>> begin DATA PROVIDED

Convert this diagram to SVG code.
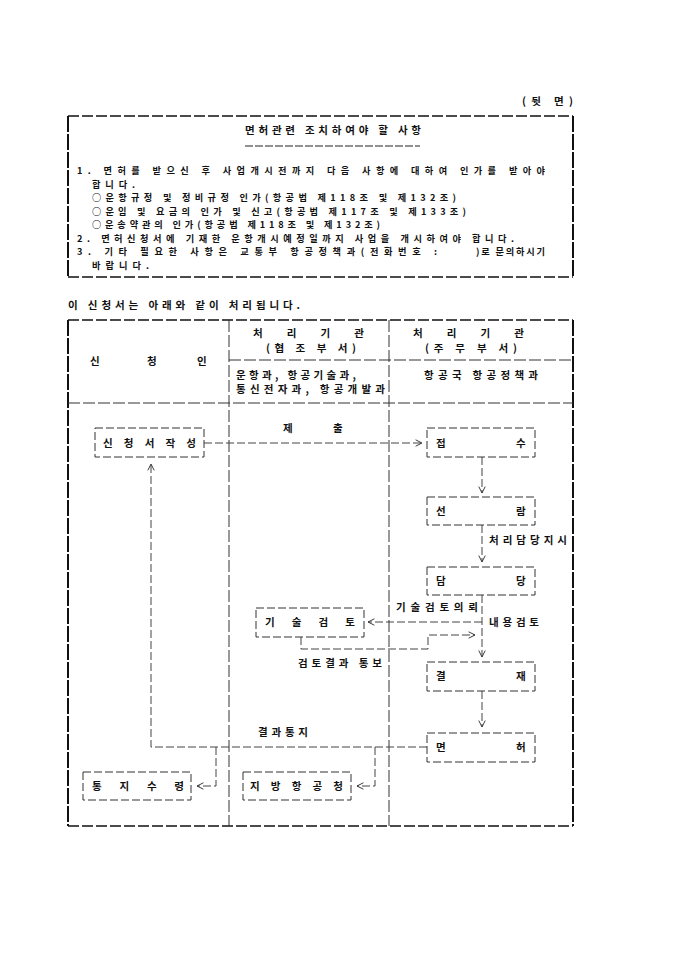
<svg xmlns="http://www.w3.org/2000/svg" width="680" height="962" viewBox="0 0 680 962">
<defs>
<style>
text{font-family:"Noto Sans CJK KR","Noto Sans",sans-serif;font-size:10.5px;font-weight:bold;fill:#111;}
.sm{font-size:9.2px;}
.frame{fill:none;stroke:#111;stroke-width:1.6;stroke-dasharray:11 3;}
.frameV{fill:none;stroke:#111;stroke-width:2;stroke-dasharray:16 2;}
.div{fill:none;stroke:#333;stroke-width:1;stroke-dasharray:12 3;}
.box{fill:none;stroke:#333;stroke-width:1;stroke-dasharray:8 3;}
.con{fill:none;stroke:#444;stroke-width:1;stroke-dasharray:8 3;}
</style>
<marker id="ah" viewBox="0 0 10 10" refX="9" refY="5" markerWidth="8" markerHeight="8" orient="auto" markerUnits="userSpaceOnUse">
<path d="M1,1 L9,5 L1,9" fill="none" stroke="#333" stroke-width="1.2"/>
</marker>
</defs>
<rect width="680" height="962" fill="#fff"/>

<text x="522" y="105" textLength="51" lengthAdjust="spacing">(뒷 면)</text>

<g id="notice">
<path class="frame" d="M68,116 H573"/>
<path class="frame" d="M68,277 H573"/>
<path class="frameV" d="M68,116 V277"/>
<path class="frameV" d="M573,116 V277"/>
<text x="245" y="134" textLength="176" lengthAdjust="spacing">면허관련 조치하여야 할 사항</text>
<path d="M245,146 H420" stroke="#222" stroke-width="1" stroke-dasharray="8 2"/>
<text class="sm" x="77" y="174" textLength="468" lengthAdjust="spacing">1. 면허를 받으신 후 사업개시전까지 다음 사항에 대하여 인가를 받아야</text>
<text class="sm" x="92" y="187.5" textLength="43" lengthAdjust="spacing">합니다.</text>
<text class="sm" x="92" y="201" textLength="364" lengthAdjust="spacing">○운항규정 및 정비규정 인가(항공법 제118조 및 제132조)</text>
<text class="sm" x="92" y="214.5" textLength="374" lengthAdjust="spacing">○운임 및 요금의 인가 및 신고(항공법 제117조 및 제133조)</text>
<text class="sm" x="92" y="228" textLength="288" lengthAdjust="spacing">○운송약관의 인가(항공법 제118조 및 제132조)</text>
<text class="sm" x="77" y="241.5" textLength="437" lengthAdjust="spacing">2. 면허신청서에 기재한 운항개시예정일까지 사업을 개시하여야 합니다.</text>
<text class="sm" x="77" y="255" textLength="360" lengthAdjust="spacing">3. 기타 필요한 사항은 교통부 항공정책과(전화번호 :</text>
<text class="sm" x="476" y="255" textLength="69" lengthAdjust="spacing">)로 문의하시기</text>
<text class="sm" x="92" y="268.5" textLength="57" lengthAdjust="spacing">바랍니다.</text>
</g>

<text x="68" y="309" textLength="232" lengthAdjust="spacing">이 신청서는 아래와 같이 처리됩니다.</text>

<g id="table">
<path class="frame" d="M68,320 H573"/>
<path class="frame" d="M68,826 H573"/>
<path class="frameV" d="M68,320 V826"/>
<path class="frameV" d="M573,320 V826"/>
<path class="div" d="M229,320 V826"/>
<path class="div" d="M389,320 V826"/>
<path class="div" d="M229,360 H573"/>
<path class="div" d="M68,403 H573"/>
<text x="90" y="365">신</text>
<text x="147" y="365">청</text>
<text x="197" y="365">인</text>
<text x="253" y="337" textLength="111" lengthAdjust="spacing">처 리 기 관</text>
<text x="266" y="352" textLength="90" lengthAdjust="spacing">(협 조 부 서)</text>
<text x="413" y="337" textLength="111" lengthAdjust="spacing">처 리 기 관</text>
<text x="425" y="352" textLength="92" lengthAdjust="spacing">(주 무 부 서)</text>
<text x="236" y="379" textLength="120" lengthAdjust="spacing">운항과, 항공기술과,</text>
<text x="236" y="393" textLength="149" lengthAdjust="spacing">통신전자과, 항공개발과</text>
<text x="424" y="379" textLength="114" lengthAdjust="spacing">항공국 항공정책과</text>
</g>

<g id="connectors">
<path class="con" d="M204,443 H422" marker-end="url(#ah)"/>
<path class="con" d="M482,457 V493" marker-end="url(#ah)"/>
<path class="con" d="M482,525 V562" marker-end="url(#ah)"/>
<path class="con" d="M482,595 V657" marker-end="url(#ah)"/>
<path class="con" d="M482,622 H368" marker-end="url(#ah)"/>
<path class="con" d="M301,637 V649 H428 V635 H475" marker-end="url(#ah)"/>
<path class="con" d="M482,691 V727" marker-end="url(#ah)"/>
<path class="con" d="M427,747 H151 V464" marker-end="url(#ah)"/>
<path class="con" d="M216,747 V786 H197" marker-end="url(#ah)"/>
<path class="con" d="M375,747 V786 H357" marker-end="url(#ah)"/>
<text x="283" y="432">제</text>
<text x="333" y="432">출</text>
<text x="489" y="544" textLength="78" lengthAdjust="spacing">처리담당지시</text>
<text x="396" y="611" textLength="82" lengthAdjust="spacing">기술검토의뢰</text>
<text x="489" y="626" textLength="50" lengthAdjust="spacing">내용검토</text>
<text x="298" y="667" textLength="84" lengthAdjust="spacing">검토결과 통보</text>
<text x="258" y="736" textLength="50" lengthAdjust="spacing">결과통지</text>
</g>

<g id="n_apply">
<rect class="box" x="95" y="428" width="109" height="29"/>
<text x="103" y="447" textLength="93" lengthAdjust="spacing">신 청 서 작 성</text>
</g>
<g id="n_receive">
<rect class="box" x="427" y="428" width="108" height="29"/>
<text x="436" y="447">접</text><text x="516" y="447">수</text>
</g>
<g id="n_preview">
<rect class="box" x="427" y="497" width="108" height="28"/>
<text x="436" y="515">선</text><text x="516" y="515">람</text>
</g>
<g id="n_charge">
<rect class="box" x="427" y="567" width="108" height="28"/>
<text x="436" y="585">담</text><text x="516" y="585">당</text>
</g>
<g id="n_tech">
<rect class="box" x="256" y="608" width="108" height="29"/>
<text x="265" y="626" textLength="90" lengthAdjust="spacing">기 술 검 토</text>
</g>
<g id="n_approve">
<rect class="box" x="427" y="662" width="108" height="29"/>
<text x="436" y="680">결</text><text x="516" y="680">재</text>
</g>
<g id="n_license">
<rect class="box" x="427" y="733" width="108" height="29"/>
<text x="436" y="751">면</text><text x="516" y="751">허</text>
</g>
<g id="n_notify">
<rect class="box" x="83" y="772" width="108" height="28"/>
<text x="92" y="790" textLength="92" lengthAdjust="spacing">통 지 수 령</text>
</g>
<g id="n_regional">
<rect class="box" x="243" y="772" width="108" height="28"/>
<text x="250" y="790" textLength="93" lengthAdjust="spacing">지 방 항 공 청</text>
</g>
</svg>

>> end DATA PROVIDED

**EXERCISE TASK:**
Quote each line of the listing exactly, but leave the pictures out.

**ANSWER FOR THIS EXERCISE:**
Convert this diagram to SVG code.
<svg xmlns="http://www.w3.org/2000/svg" width="680" height="962" viewBox="0 0 680 962">
<defs>
<style>
text{font-family:"Noto Sans CJK KR","Noto Sans",sans-serif;font-size:10.5px;font-weight:bold;fill:#111;}
.sm{font-size:9.2px;}
.frame{fill:none;stroke:#111;stroke-width:1.6;stroke-dasharray:11 3;}
.frameV{fill:none;stroke:#111;stroke-width:2;stroke-dasharray:16 2;}
.div{fill:none;stroke:#333;stroke-width:1;stroke-dasharray:12 3;}
.box{fill:none;stroke:#333;stroke-width:1;stroke-dasharray:8 3;}
.con{fill:none;stroke:#444;stroke-width:1;stroke-dasharray:8 3;}
</style>
<marker id="ah" viewBox="0 0 10 10" refX="9" refY="5" markerWidth="8" markerHeight="8" orient="auto" markerUnits="userSpaceOnUse">
<path d="M1,1 L9,5 L1,9" fill="none" stroke="#333" stroke-width="1.2"/>
</marker>
</defs>
<rect width="680" height="962" fill="#fff"/>

<text x="522" y="105" textLength="51" lengthAdjust="spacing">(뒷 면)</text>

<g id="notice">
<path class="frame" d="M68,116 H573"/>
<path class="frame" d="M68,277 H573"/>
<path class="frameV" d="M68,116 V277"/>
<path class="frameV" d="M573,116 V277"/>
<text x="245" y="134" textLength="176" lengthAdjust="spacing">면허관련 조치하여야 할 사항</text>
<path d="M245,146 H420" stroke="#222" stroke-width="1" stroke-dasharray="8 2"/>
<text class="sm" x="77" y="174" textLength="468" lengthAdjust="spacing">1. 면허를 받으신 후 사업개시전까지 다음 사항에 대하여 인가를 받아야</text>
<text class="sm" x="92" y="187.5" textLength="43" lengthAdjust="spacing">합니다.</text>
<text class="sm" x="92" y="201" textLength="364" lengthAdjust="spacing">○운항규정 및 정비규정 인가(항공법 제118조 및 제132조)</text>
<text class="sm" x="92" y="214.5" textLength="374" lengthAdjust="spacing">○운임 및 요금의 인가 및 신고(항공법 제117조 및 제133조)</text>
<text class="sm" x="92" y="228" textLength="288" lengthAdjust="spacing">○운송약관의 인가(항공법 제118조 및 제132조)</text>
<text class="sm" x="77" y="241.5" textLength="437" lengthAdjust="spacing">2. 면허신청서에 기재한 운항개시예정일까지 사업을 개시하여야 합니다.</text>
<text class="sm" x="77" y="255" textLength="360" lengthAdjust="spacing">3. 기타 필요한 사항은 교통부 항공정책과(전화번호 :</text>
<text class="sm" x="476" y="255" textLength="69" lengthAdjust="spacing">)로 문의하시기</text>
<text class="sm" x="92" y="268.5" textLength="57" lengthAdjust="spacing">바랍니다.</text>
</g>

<text x="68" y="309" textLength="232" lengthAdjust="spacing">이 신청서는 아래와 같이 처리됩니다.</text>

<g id="table">
<path class="frame" d="M68,320 H573"/>
<path class="frame" d="M68,826 H573"/>
<path class="frameV" d="M68,320 V826"/>
<path class="frameV" d="M573,320 V826"/>
<path class="div" d="M229,320 V826"/>
<path class="div" d="M389,320 V826"/>
<path class="div" d="M229,360 H573"/>
<path class="div" d="M68,403 H573"/>
<text x="90" y="365">신</text>
<text x="147" y="365">청</text>
<text x="197" y="365">인</text>
<text x="253" y="337" textLength="111" lengthAdjust="spacing">처 리 기 관</text>
<text x="266" y="352" textLength="90" lengthAdjust="spacing">(협 조 부 서)</text>
<text x="413" y="337" textLength="111" lengthAdjust="spacing">처 리 기 관</text>
<text x="425" y="352" textLength="92" lengthAdjust="spacing">(주 무 부 서)</text>
<text x="236" y="379" textLength="120" lengthAdjust="spacing">운항과, 항공기술과,</text>
<text x="236" y="393" textLength="149" lengthAdjust="spacing">통신전자과, 항공개발과</text>
<text x="424" y="379" textLength="114" lengthAdjust="spacing">항공국 항공정책과</text>
</g>

<g id="connectors">
<path class="con" d="M204,443 H422" marker-end="url(#ah)"/>
<path class="con" d="M482,457 V493" marker-end="url(#ah)"/>
<path class="con" d="M482,525 V562" marker-end="url(#ah)"/>
<path class="con" d="M482,595 V657" marker-end="url(#ah)"/>
<path class="con" d="M482,622 H368" marker-end="url(#ah)"/>
<path class="con" d="M301,637 V649 H428 V635 H475" marker-end="url(#ah)"/>
<path class="con" d="M482,691 V727" marker-end="url(#ah)"/>
<path class="con" d="M427,747 H151 V464" marker-end="url(#ah)"/>
<path class="con" d="M216,747 V786 H197" marker-end="url(#ah)"/>
<path class="con" d="M375,747 V786 H357" marker-end="url(#ah)"/>
<text x="283" y="432">제</text>
<text x="333" y="432">출</text>
<text x="489" y="544" textLength="78" lengthAdjust="spacing">처리담당지시</text>
<text x="396" y="611" textLength="82" lengthAdjust="spacing">기술검토의뢰</text>
<text x="489" y="626" textLength="50" lengthAdjust="spacing">내용검토</text>
<text x="298" y="667" textLength="84" lengthAdjust="spacing">검토결과 통보</text>
<text x="258" y="736" textLength="50" lengthAdjust="spacing">결과통지</text>
</g>

<g id="n_apply">
<rect class="box" x="95" y="428" width="109" height="29"/>
<text x="103" y="447" textLength="93" lengthAdjust="spacing">신 청 서 작 성</text>
</g>
<g id="n_receive">
<rect class="box" x="427" y="428" width="108" height="29"/>
<text x="436" y="447">접</text><text x="516" y="447">수</text>
</g>
<g id="n_preview">
<rect class="box" x="427" y="497" width="108" height="28"/>
<text x="436" y="515">선</text><text x="516" y="515">람</text>
</g>
<g id="n_charge">
<rect class="box" x="427" y="567" width="108" height="28"/>
<text x="436" y="585">담</text><text x="516" y="585">당</text>
</g>
<g id="n_tech">
<rect class="box" x="256" y="608" width="108" height="29"/>
<text x="265" y="626" textLength="90" lengthAdjust="spacing">기 술 검 토</text>
</g>
<g id="n_approve">
<rect class="box" x="427" y="662" width="108" height="29"/>
<text x="436" y="680">결</text><text x="516" y="680">재</text>
</g>
<g id="n_license">
<rect class="box" x="427" y="733" width="108" height="29"/>
<text x="436" y="751">면</text><text x="516" y="751">허</text>
</g>
<g id="n_notify">
<rect class="box" x="83" y="772" width="108" height="28"/>
<text x="92" y="790" textLength="92" lengthAdjust="spacing">통 지 수 령</text>
</g>
<g id="n_regional">
<rect class="box" x="243" y="772" width="108" height="28"/>
<text x="250" y="790" textLength="93" lengthAdjust="spacing">지 방 항 공 청</text>
</g>
</svg>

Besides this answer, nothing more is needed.